There are just a few items they are asking for, flex benefits for employees, a debt service repayment and body cameras.
However, one representative questioned, will this help the staffing shortages, drug smuggling, fights and overdoses that have plagued Oklahoma prisons.
"They steal it from the taxpayers of Oklahoma," Rep. Justin Humphrey, (R) Lane said.
Oklahoma Rep. Justin Humphrey, a frequent critic of the Department of Corrections, is upset with their latest budget request of $552 million.
That is a slight increase from the request they made last year of $544 million.
Director Steve Harpe addressing the Appropriations and Budget Public Safety Subcommittee Friday.
"I am on my third year now as director," Harpe said. "We change our vision and we change lives. Most of the people that are incarcerated go home, and we believe they should go home better than we found them."
However, in his two years, these are the reported inmate death counts.
126 inmate deaths in 2023, and 140 in 2024, the most since 2019.
"We have people being murdered at a rate I've never heard of," Rep. Humphrey said.
Humphrey says the budget request doesn't align with steps on slowing this rate down.
"They are doing nothing," Humphrey said.
However, Director Harpe disagrees with Humphrey who said staffing issues have led to the majority of problems inside state prisons.
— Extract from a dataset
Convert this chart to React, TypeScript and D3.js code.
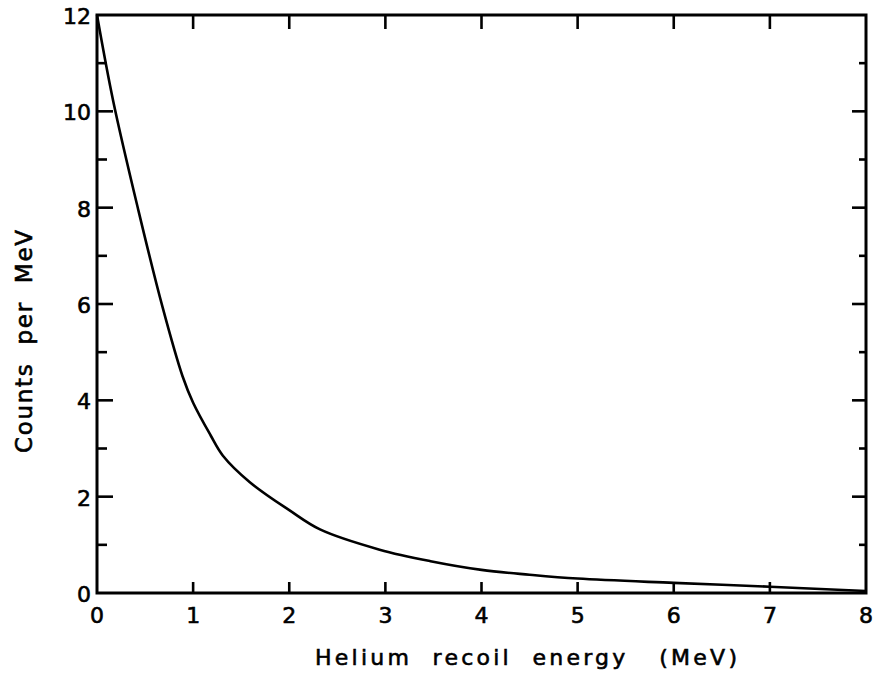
import React from 'react';
import * as d3 from 'd3';

// Spectrum
const energy = [0, 0.17, 0.43, 0.68, 0.89, 1.0, 1.18, 1.31, 1.59, 2.0, 2.32, 2.94, 3.47, 4.0, 4.5, 5.0, 6.0, 7.0, 8.0];
const counts = [12, 10.2, 7.95, 5.95, 4.5, 3.95, 3.28, 2.85, 2.3, 1.72, 1.32, 0.9, 0.66, 0.48, 0.38, 0.3, 0.21, 0.13, 0.04];

const xTicks = [0, 1, 2, 3, 4, 5, 6, 7, 8];
const yMajor = [0, 2, 4, 6, 8, 10, 12];
const yMinor = [1, 3, 5, 7, 9, 11];

const xTitle = 'Helium  recoil  energy   (MeV)';
const yTitle = 'Counts  per  MeV';

const W = 876;
const H = 675;
const margin = { top: 15, right: 10, bottom: 82, left: 97 };
const FONT = '"DejaVu Sans", "Liberation Sans", sans-serif';

export default function App() {
  const x = d3.scaleLinear().domain([0, 8]).range([margin.left, W - margin.right]);
  const y = d3.scaleLinear().domain([0, 12]).range([H - margin.bottom, margin.top]);

  const line = d3
    .line<number>()
    .x((_, i) => x(energy[i]))
    .y((d) => y(d))
    .curve(d3.curveCatmullRom.alpha(0.5));

  const x0 = x(0);
  const x1 = x(8);
  const y0 = y(0);
  const y1 = y(12);

  const textStyle = { fontFamily: FONT, stroke: '#000', strokeWidth: 0.6 };

  return (
    <svg width={W} height={H} style={{ position: 'absolute', left: 0, top: 0, background: '#fff' }}>
      {/* curve */}
      <path d={line(counts) || ''} fill="none" stroke="#000" strokeWidth={2.6} strokeLinejoin="round" />

      {/* frame */}
      <rect x={x0} y={y1} width={x1 - x0} height={y0 - y1} fill="none" stroke="#000" strokeWidth={3} />

      {/* x ticks, bottom and top */}
      {xTicks.slice(1, -1).map((t) => (
        <g key={`xt${t}`} stroke="#000" strokeWidth={2.6}>
          <line x1={x(t)} x2={x(t)} y1={y0} y2={y0 - 11} />
          <line x1={x(t)} x2={x(t)} y1={y1} y2={y1 + 14} />
        </g>
      ))}

      {/* y ticks, left and right */}
      {yMajor.slice(1, -1).map((t) => (
        <g key={`ym${t}`} stroke="#000" strokeWidth={2.6}>
          <line x1={x0} x2={x0 + 16} y1={y(t)} y2={y(t)} />
          <line x1={x1} x2={x1 - 14} y1={y(t)} y2={y(t)} />
        </g>
      ))}
      {yMinor.map((t) => (
        <g key={`yn${t}`} stroke="#000" strokeWidth={2.6}>
          <line x1={x0} x2={x0 + 10} y1={y(t)} y2={y(t)} />
          <line x1={x1} x2={x1 - 7} y1={y(t)} y2={y(t)} />
        </g>
      ))}

      {/* tick labels */}
      {xTicks.map((t) => (
        <text key={`xl${t}`} x={x(t)} y={y0 + 30} textAnchor="middle" fontSize={22} style={textStyle}>
          {t}
        </text>
      ))}
      {yMajor.map((t) => (
        <text key={`yl${t}`} x={x0 - 6} y={y(t) + 9} textAnchor="end" fontSize={22} style={textStyle}>
          {t}
        </text>
      ))}

      {/* axis titles */}
      <text
        x={315}
        y={665}
        fontSize={22}
        textLength={422}
        lengthAdjust="spacing"
        style={{ ...textStyle, whiteSpace: 'pre' }}
      >
        {xTitle}
      </text>
      <text
        transform="translate(32,453) rotate(-90)"
        fontSize={23}
        textLength={223}
        lengthAdjust="spacing"
        style={{ ...textStyle, whiteSpace: 'pre' }}
      >
        {yTitle}
      </text>
    </svg>
  );
}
"Oklahoma is actually doing a better job in this space then maybe what you have heard or what you have been led to believe," Harpe said. "We have actually seen an uptick in out officers. We have rebuilt our academies and we did that in May of 2023. Since then, with the class right now, we will graduate close to 400 officers. In the last year, we have retained 80% of those officers."
Also included in the budget request is one million dollars for body cameras for all officers. They began testing them last year as a way to improve conditions inside prisons.
Harpe says they're working.
"It doesn't detour everyone, but we are definitely seeing benefits from that already," Harpe said.
Harpe also acknowledged the agency faces ongoing problems such as aging facilities, tele-health needs, and the rise of new technology used to bring contraband into state prisons.
Another big item, the attempt to buy the lawton Correctional Facility from the privately owned GEO Group.
"We are going to restructure the private prison contract that we got and that is Lawton, and hopefully that will become a purchase," Harpe said. "That is up to the legislature and the governor but that is our ask."
This is something Humphrey feels would not be a good purchase.
"He's talked about giving $340 million for that prison," Rep. Humphrey said. "Again, has any of these legislators ask, what does it cost to build a prison? Certainly we build two or three for that."
We reached out to the Department of Corrections for further comment on the meeting today; after a brief email conversation, they stopped responding.